A student in one of my classes asked me to clarify why profitability depends on markup, investment, turnover and supply lines.

The turnover question is a very important point most retailers do not understand. The way to make money in this business is through return on investment, not on markup alone.

Say you are selling reliably one case per week of Chateau XYZ for $150 and replacing it for $100. You are making $50 per case and reinvesting the $100 in next week’s case. In a year, you will have made $50 x 52 weeks = $2600 profit for a $100 investment, a 2600% return on investment.

Now the distributor offers you the chance to save 10% if you buy 10 cases at a time. Most retailers jup at the chance to make an extra $10 per case. Now you are paying $900 initially and making $60 each week, so your yearly profit is $3120, but your investment was $900, so your ROI is $3120/$900 or 347% instead of 2600%. You could have spent the other $800 on other products and made a lot more, or made almost the same money for a fraction of the investment. Not to mention the cost of storing those ten cases.

Now suppose the supplier will sell you one bottle every time you need it, for a broken case charge of $1. Now you pay $8.33 + $1.00 = $9.33 ($112 per case) and profit $38 per case x 52 weeks,so your ROI is $1976 / $9.33 = 21171%! You spent less than $10 that year to earn almost two grand. And no storage costs at all.

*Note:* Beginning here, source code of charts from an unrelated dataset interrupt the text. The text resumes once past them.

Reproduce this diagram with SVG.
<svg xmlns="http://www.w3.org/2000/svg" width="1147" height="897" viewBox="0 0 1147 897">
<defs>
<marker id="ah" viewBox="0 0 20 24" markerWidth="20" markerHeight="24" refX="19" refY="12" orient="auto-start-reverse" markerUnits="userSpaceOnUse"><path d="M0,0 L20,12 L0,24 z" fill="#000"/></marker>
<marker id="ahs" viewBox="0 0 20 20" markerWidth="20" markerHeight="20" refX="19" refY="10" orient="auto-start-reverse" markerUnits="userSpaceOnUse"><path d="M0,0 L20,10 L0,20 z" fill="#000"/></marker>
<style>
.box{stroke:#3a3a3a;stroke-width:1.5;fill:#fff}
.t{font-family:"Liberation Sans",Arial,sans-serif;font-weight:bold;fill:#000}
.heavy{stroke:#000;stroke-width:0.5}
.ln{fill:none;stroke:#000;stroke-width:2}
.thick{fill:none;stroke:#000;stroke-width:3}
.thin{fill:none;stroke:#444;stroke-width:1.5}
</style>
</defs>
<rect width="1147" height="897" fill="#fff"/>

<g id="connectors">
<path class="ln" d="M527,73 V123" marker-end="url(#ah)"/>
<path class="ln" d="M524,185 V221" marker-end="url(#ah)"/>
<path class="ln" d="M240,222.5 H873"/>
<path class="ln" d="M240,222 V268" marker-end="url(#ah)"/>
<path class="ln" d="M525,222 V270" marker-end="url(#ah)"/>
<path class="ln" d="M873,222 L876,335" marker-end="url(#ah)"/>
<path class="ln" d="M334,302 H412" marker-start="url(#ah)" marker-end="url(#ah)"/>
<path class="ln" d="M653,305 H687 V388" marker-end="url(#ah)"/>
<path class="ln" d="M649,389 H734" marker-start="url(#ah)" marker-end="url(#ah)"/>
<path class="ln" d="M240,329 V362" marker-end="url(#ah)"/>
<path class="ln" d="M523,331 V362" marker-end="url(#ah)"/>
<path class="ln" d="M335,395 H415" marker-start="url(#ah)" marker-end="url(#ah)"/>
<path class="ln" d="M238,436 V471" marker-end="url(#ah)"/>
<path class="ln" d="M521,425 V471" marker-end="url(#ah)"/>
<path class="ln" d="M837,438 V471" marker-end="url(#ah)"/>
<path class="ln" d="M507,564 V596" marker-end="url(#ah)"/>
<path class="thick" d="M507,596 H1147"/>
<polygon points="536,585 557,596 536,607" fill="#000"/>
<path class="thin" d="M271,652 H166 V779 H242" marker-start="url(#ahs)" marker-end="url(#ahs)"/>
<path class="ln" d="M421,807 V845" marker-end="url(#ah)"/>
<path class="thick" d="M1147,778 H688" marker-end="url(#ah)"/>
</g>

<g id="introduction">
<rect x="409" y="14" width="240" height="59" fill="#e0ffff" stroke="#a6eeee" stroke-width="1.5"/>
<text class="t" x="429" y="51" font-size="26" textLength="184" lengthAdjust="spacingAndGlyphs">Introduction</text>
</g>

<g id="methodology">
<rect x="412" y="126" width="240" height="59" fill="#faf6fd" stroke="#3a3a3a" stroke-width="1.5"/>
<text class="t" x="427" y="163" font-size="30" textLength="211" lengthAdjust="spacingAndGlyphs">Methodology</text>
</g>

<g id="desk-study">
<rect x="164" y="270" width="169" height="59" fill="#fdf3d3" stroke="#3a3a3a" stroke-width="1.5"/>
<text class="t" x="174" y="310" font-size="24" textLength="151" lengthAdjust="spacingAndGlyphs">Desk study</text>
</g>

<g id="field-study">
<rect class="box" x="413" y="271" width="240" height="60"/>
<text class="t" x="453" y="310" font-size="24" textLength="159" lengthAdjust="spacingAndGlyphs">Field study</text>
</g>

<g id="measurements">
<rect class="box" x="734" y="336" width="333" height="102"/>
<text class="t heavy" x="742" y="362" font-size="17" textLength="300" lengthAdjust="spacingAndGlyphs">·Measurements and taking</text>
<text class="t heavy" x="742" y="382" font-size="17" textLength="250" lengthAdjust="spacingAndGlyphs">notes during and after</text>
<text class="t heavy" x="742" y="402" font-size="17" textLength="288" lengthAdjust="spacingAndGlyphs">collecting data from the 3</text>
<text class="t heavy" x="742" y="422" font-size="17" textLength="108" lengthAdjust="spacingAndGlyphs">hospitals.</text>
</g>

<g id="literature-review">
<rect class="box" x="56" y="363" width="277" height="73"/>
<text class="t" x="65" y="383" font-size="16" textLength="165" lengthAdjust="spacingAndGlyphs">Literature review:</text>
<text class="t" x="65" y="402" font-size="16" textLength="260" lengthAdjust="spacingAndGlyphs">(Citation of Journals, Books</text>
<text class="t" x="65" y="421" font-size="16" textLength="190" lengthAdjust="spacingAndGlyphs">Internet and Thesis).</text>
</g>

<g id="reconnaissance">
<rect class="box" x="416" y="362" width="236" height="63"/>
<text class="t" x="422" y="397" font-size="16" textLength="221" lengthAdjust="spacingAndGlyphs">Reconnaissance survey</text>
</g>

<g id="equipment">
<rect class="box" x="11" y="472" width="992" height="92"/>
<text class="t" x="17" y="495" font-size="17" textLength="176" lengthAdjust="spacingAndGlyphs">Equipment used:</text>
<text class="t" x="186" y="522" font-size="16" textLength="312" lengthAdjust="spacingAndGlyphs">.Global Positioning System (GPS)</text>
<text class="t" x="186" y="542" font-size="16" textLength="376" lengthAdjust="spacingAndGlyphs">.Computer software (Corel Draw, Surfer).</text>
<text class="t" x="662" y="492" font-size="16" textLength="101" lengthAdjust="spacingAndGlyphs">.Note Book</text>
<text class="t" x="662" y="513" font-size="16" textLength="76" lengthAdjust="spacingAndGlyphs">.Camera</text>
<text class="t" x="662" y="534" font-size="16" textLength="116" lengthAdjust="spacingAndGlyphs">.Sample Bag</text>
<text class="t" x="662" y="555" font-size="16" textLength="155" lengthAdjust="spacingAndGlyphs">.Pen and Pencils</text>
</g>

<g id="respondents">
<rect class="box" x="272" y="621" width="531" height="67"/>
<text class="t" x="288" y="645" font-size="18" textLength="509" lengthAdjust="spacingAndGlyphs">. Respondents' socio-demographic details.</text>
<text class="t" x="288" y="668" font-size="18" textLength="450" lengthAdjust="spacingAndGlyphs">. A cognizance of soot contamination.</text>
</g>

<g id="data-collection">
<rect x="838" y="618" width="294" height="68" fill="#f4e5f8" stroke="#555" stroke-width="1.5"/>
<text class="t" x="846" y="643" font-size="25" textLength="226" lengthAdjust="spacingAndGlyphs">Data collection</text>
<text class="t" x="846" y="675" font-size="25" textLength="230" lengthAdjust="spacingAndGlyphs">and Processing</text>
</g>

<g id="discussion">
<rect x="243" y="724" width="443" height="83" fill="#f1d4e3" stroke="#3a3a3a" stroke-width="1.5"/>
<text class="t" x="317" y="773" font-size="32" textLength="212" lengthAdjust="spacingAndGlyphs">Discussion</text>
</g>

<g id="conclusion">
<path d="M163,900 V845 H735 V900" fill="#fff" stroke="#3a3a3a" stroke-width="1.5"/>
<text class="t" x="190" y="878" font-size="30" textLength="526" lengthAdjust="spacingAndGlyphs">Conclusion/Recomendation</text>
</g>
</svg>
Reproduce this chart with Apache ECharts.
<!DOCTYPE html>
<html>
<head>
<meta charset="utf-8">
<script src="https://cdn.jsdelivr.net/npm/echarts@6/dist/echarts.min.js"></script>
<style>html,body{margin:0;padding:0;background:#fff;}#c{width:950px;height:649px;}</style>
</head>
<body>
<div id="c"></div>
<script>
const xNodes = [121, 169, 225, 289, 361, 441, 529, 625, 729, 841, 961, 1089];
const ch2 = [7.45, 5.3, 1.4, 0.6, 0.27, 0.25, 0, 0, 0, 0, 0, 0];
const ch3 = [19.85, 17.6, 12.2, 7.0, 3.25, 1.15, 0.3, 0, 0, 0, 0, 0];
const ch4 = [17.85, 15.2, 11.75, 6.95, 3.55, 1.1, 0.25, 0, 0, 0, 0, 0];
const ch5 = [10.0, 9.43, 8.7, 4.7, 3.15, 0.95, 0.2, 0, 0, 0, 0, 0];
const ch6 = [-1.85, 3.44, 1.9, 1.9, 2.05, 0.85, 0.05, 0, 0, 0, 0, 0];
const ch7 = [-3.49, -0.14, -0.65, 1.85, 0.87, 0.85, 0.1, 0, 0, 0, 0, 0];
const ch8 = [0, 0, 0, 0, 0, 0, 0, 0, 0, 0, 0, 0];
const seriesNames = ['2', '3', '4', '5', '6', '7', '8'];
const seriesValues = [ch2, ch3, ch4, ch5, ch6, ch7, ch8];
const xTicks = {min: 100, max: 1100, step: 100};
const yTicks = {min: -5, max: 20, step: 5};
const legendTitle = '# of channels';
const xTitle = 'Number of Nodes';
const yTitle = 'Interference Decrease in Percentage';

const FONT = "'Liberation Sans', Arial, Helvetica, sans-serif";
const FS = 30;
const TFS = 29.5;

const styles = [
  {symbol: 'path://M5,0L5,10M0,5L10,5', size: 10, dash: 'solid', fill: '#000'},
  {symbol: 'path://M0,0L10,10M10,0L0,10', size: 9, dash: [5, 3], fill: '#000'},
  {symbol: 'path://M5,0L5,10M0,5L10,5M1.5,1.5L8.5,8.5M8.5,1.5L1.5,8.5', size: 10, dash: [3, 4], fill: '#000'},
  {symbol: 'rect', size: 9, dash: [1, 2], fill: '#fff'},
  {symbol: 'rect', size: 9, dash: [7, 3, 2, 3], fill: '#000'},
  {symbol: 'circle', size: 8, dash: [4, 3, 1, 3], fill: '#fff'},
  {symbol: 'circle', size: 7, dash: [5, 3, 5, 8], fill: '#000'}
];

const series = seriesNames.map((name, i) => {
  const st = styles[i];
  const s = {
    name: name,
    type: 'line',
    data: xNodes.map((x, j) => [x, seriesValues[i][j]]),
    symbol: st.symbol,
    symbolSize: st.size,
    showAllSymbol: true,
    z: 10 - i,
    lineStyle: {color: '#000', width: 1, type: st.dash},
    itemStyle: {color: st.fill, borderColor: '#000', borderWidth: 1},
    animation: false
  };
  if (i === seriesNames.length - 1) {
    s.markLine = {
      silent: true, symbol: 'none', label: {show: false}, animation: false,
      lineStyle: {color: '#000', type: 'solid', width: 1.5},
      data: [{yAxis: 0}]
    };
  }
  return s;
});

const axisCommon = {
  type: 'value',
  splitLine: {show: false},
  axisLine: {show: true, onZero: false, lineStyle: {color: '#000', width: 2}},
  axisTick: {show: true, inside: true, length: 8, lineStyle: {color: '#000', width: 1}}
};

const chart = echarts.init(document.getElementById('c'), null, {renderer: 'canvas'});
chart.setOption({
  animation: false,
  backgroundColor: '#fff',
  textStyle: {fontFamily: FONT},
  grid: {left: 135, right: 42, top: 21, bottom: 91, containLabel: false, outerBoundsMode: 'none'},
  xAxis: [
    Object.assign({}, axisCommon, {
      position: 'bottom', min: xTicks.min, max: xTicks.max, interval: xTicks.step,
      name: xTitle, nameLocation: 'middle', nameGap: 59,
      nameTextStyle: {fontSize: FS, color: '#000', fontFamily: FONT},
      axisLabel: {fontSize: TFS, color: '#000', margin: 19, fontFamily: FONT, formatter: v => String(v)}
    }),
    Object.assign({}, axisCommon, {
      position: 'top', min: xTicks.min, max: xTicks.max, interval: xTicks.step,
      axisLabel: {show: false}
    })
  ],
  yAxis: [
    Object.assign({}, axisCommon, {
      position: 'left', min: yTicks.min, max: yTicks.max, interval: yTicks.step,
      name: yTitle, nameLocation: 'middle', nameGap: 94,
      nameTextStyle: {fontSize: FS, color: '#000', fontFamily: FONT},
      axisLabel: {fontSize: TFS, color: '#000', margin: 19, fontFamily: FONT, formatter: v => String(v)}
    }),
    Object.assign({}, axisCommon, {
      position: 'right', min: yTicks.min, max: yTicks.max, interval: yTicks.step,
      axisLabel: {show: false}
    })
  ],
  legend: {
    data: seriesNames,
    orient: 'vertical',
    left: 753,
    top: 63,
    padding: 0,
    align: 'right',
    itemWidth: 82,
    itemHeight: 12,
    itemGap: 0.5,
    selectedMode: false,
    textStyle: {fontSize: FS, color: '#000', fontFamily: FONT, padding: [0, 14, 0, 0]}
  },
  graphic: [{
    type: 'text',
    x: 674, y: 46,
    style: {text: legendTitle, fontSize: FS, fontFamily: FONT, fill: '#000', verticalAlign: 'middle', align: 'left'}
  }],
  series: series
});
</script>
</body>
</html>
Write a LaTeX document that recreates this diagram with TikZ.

NOW, suppose you drop your price 10% and the result is that you sell two cases per week. Ignoring the side benefits of having people flock to your store, you have cut your revenue per case from $150 to $135 and your profit per case from $38 to $23. So now you are making $23 x 52 weeks x 2 cases per week = $2392 instead of $1976, so your ROI increases to 25629% on your lousy ten bucks. You make more by charging less.

This idealized example depends entirely on the re-supply lines. I live right down the street from a restaurant with exactly this deal going. I will deliver that next bottle any time day or night. This is the advantage of local wineries.